* Dataset excerpt
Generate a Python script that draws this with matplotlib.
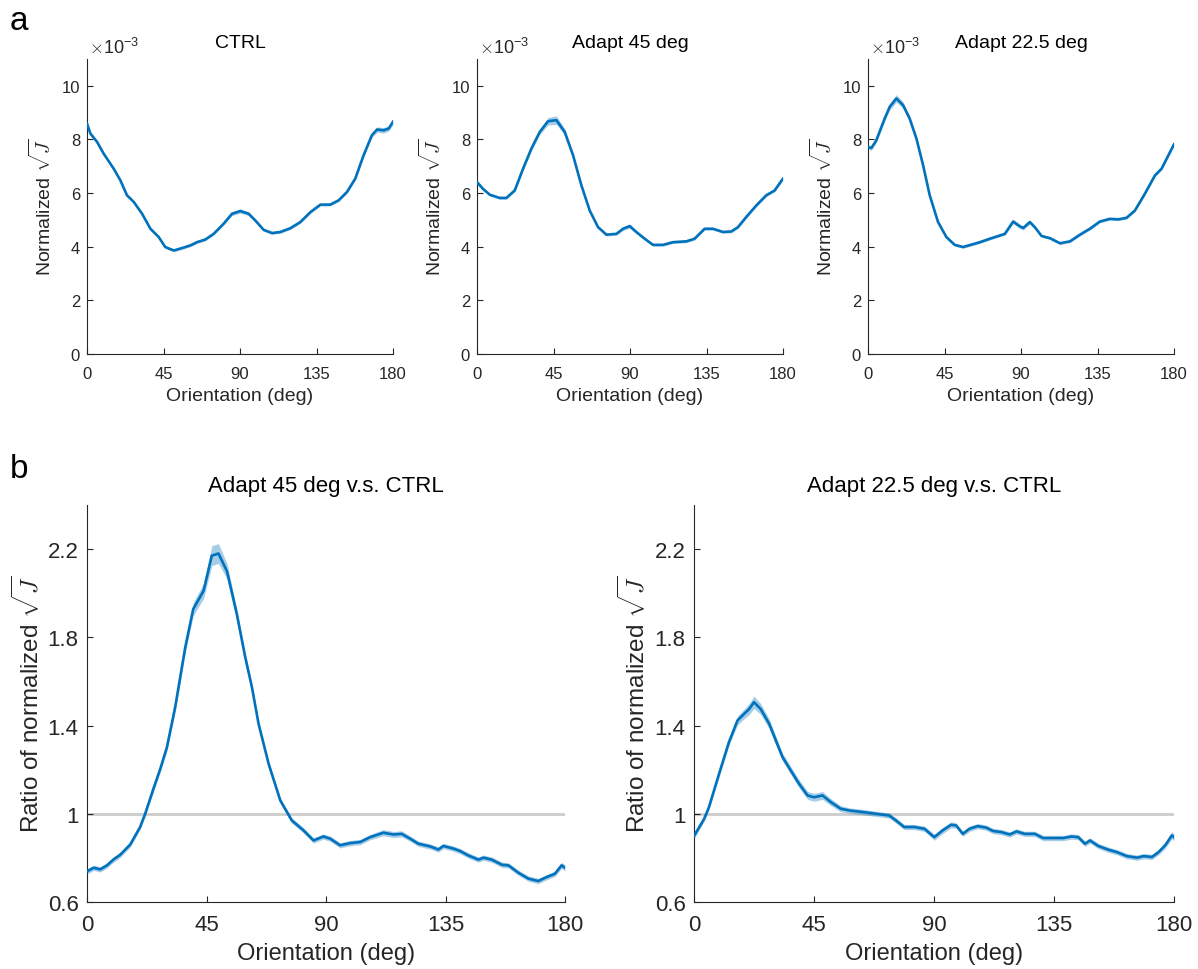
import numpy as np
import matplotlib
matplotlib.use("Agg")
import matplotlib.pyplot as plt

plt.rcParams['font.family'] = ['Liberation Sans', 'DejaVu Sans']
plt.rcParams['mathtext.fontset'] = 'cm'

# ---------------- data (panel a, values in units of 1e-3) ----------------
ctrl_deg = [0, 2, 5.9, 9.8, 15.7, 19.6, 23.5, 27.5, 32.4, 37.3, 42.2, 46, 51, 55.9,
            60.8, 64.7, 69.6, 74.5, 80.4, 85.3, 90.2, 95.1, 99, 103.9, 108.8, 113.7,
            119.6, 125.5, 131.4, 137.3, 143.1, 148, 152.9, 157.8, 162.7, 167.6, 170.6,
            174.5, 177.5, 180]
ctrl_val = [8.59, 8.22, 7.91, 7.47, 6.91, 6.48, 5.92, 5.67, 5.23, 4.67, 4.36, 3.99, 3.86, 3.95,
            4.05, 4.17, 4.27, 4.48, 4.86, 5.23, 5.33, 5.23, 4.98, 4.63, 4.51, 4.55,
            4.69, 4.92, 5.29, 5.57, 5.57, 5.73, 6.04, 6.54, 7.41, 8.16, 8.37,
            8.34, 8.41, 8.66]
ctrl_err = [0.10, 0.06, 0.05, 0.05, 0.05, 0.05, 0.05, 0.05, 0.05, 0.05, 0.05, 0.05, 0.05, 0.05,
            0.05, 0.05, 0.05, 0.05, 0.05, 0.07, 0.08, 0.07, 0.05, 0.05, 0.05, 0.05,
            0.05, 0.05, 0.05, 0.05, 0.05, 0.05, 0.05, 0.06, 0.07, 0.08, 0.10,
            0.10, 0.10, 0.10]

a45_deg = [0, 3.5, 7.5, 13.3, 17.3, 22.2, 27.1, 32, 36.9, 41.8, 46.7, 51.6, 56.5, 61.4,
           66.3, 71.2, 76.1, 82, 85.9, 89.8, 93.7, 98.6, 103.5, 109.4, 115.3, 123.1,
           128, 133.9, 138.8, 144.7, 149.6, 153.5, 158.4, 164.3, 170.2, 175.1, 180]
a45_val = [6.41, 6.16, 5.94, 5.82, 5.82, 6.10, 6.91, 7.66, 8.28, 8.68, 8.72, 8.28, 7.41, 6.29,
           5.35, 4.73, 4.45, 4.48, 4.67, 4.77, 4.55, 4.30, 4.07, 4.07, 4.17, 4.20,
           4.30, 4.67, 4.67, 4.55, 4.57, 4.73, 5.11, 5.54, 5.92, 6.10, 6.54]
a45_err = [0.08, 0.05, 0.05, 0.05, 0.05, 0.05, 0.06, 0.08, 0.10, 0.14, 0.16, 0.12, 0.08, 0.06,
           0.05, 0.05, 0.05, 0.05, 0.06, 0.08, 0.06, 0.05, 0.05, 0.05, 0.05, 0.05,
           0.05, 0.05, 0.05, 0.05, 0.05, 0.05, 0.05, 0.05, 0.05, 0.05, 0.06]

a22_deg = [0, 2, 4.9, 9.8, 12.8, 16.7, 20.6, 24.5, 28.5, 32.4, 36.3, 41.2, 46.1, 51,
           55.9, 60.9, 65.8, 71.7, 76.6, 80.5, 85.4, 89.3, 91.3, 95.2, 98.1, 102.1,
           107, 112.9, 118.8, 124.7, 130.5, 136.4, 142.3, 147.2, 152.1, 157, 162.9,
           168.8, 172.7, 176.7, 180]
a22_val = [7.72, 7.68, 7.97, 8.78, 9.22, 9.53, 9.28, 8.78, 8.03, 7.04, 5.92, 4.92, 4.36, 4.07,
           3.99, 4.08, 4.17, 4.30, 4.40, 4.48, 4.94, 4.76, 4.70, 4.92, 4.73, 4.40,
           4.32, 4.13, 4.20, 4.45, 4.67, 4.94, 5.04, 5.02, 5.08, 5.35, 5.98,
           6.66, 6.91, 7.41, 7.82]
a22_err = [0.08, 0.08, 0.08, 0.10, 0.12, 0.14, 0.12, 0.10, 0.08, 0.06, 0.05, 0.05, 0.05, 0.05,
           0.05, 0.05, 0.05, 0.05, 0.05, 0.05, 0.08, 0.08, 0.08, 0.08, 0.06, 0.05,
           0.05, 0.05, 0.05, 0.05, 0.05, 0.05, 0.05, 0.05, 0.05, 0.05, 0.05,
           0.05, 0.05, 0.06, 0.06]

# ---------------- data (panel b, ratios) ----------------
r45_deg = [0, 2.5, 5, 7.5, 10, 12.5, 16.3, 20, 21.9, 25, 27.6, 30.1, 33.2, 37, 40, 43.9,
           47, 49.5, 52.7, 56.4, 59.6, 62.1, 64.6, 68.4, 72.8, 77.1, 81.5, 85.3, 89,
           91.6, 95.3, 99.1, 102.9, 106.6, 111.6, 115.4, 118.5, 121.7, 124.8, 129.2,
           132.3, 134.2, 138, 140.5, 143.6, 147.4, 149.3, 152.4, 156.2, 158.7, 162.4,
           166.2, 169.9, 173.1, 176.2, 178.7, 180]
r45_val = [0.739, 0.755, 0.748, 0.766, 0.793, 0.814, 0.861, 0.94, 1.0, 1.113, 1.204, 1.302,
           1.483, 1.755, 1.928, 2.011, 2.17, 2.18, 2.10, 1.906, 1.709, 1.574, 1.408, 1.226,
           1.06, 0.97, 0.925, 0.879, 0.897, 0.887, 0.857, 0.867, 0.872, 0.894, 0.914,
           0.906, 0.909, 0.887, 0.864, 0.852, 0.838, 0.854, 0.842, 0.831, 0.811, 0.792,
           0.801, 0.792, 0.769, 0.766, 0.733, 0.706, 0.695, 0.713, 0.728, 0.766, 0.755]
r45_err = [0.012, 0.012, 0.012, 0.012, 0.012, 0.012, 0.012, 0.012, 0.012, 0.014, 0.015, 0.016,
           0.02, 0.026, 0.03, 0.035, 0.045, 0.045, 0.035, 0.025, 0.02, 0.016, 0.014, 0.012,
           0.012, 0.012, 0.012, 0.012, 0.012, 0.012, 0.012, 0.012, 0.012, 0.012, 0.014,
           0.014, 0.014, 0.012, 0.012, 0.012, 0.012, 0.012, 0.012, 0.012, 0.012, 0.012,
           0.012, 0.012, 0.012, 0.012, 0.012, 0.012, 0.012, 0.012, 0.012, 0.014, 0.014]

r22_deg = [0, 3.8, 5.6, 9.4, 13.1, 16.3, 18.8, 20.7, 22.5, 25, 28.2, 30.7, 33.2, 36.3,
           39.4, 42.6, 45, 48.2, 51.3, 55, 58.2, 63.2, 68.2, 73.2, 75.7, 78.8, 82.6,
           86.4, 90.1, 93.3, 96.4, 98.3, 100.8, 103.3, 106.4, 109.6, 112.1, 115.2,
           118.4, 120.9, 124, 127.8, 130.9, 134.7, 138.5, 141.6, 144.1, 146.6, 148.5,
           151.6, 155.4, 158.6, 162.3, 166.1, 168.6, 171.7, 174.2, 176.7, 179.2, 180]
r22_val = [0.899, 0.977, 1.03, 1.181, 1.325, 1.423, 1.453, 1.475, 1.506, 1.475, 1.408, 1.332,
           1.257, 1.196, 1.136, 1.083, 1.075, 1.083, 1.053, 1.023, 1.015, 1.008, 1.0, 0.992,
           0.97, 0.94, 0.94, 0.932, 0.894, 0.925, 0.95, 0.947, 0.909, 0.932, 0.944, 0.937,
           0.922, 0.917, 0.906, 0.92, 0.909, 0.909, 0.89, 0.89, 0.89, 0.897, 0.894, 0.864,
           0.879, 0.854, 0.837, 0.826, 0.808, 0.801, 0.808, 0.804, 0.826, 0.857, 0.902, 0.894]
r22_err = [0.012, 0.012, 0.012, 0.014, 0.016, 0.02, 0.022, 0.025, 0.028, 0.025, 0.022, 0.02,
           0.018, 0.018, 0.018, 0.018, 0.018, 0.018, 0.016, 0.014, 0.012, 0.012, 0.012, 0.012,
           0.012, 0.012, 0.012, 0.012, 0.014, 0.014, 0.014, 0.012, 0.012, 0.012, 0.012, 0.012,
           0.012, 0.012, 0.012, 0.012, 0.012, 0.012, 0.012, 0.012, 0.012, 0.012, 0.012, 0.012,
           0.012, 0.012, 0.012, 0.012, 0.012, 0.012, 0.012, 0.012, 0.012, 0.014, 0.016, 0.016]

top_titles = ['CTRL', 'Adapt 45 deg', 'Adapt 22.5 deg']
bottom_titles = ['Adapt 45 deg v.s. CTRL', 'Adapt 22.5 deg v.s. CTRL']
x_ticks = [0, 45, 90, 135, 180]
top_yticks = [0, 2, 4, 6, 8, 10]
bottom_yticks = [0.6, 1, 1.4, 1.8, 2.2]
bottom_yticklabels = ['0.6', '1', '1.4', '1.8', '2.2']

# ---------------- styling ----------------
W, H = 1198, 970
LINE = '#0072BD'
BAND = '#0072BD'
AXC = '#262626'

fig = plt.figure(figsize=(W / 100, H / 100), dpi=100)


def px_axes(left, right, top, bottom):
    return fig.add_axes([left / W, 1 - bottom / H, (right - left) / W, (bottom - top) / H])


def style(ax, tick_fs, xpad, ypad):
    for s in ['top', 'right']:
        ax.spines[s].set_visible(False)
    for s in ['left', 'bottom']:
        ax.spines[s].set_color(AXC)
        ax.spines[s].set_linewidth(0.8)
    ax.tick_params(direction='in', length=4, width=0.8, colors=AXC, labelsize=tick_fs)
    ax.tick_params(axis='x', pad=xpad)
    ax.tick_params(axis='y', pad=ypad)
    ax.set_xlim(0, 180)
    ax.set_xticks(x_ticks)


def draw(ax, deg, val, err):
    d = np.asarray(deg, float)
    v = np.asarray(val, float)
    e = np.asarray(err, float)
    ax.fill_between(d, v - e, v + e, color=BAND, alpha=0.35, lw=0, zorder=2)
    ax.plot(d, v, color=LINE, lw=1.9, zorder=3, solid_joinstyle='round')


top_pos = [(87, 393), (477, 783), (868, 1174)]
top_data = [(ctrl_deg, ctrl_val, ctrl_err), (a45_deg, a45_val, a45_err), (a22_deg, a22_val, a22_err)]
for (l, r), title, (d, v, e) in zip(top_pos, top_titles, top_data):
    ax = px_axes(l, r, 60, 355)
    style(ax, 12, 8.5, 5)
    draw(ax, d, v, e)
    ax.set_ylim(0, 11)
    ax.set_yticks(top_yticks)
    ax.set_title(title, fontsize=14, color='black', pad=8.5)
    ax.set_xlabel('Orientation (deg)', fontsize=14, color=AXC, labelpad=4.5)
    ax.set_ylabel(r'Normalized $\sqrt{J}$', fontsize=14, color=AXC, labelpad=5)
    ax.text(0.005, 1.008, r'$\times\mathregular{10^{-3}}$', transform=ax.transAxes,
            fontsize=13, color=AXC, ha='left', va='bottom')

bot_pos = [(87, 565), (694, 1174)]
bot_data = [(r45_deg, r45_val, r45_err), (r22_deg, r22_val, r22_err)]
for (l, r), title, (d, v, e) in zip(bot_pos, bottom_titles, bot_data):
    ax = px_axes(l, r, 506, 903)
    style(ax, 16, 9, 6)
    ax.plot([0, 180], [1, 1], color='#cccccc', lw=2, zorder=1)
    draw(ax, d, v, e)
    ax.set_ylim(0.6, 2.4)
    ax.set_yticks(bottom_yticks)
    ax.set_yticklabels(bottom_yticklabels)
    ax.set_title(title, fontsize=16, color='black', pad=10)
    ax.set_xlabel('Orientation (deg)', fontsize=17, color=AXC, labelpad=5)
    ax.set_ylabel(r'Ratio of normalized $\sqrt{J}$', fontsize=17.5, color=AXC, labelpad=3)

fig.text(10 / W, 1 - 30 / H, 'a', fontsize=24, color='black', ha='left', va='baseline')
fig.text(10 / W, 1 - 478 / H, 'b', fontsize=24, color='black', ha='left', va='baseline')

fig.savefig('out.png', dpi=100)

* What you should do
Make an exact copy of the lines from the top of the material through the line with "0.10, 0.10, 0.10]", pictures excluded.

* Result
Generate a Python script that draws this with matplotlib.
import numpy as np
import matplotlib
matplotlib.use("Agg")
import matplotlib.pyplot as plt

plt.rcParams['font.family'] = ['Liberation Sans', 'DejaVu Sans']
plt.rcParams['mathtext.fontset'] = 'cm'

# ---------------- data (panel a, values in units of 1e-3) ----------------
ctrl_deg = [0, 2, 5.9, 9.8, 15.7, 19.6, 23.5, 27.5, 32.4, 37.3, 42.2, 46, 51, 55.9,
            60.8, 64.7, 69.6, 74.5, 80.4, 85.3, 90.2, 95.1, 99, 103.9, 108.8, 113.7,
            119.6, 125.5, 131.4, 137.3, 143.1, 148, 152.9, 157.8, 162.7, 167.6, 170.6,
            174.5, 177.5, 180]
ctrl_val = [8.59, 8.22, 7.91, 7.47, 6.91, 6.48, 5.92, 5.67, 5.23, 4.67, 4.36, 3.99, 3.86, 3.95,
            4.05, 4.17, 4.27, 4.48, 4.86, 5.23, 5.33, 5.23, 4.98, 4.63, 4.51, 4.55,
            4.69, 4.92, 5.29, 5.57, 5.57, 5.73, 6.04, 6.54, 7.41, 8.16, 8.37,
            8.34, 8.41, 8.66]
ctrl_err = [0.10, 0.06, 0.05, 0.05, 0.05, 0.05, 0.05, 0.05, 0.05, 0.05, 0.05, 0.05, 0.05, 0.05,
            0.05, 0.05, 0.05, 0.05, 0.05, 0.07, 0.08, 0.07, 0.05, 0.05, 0.05, 0.05,
            0.05, 0.05, 0.05, 0.05, 0.05, 0.05, 0.05, 0.06, 0.07, 0.08, 0.10,
            0.10, 0.10, 0.10]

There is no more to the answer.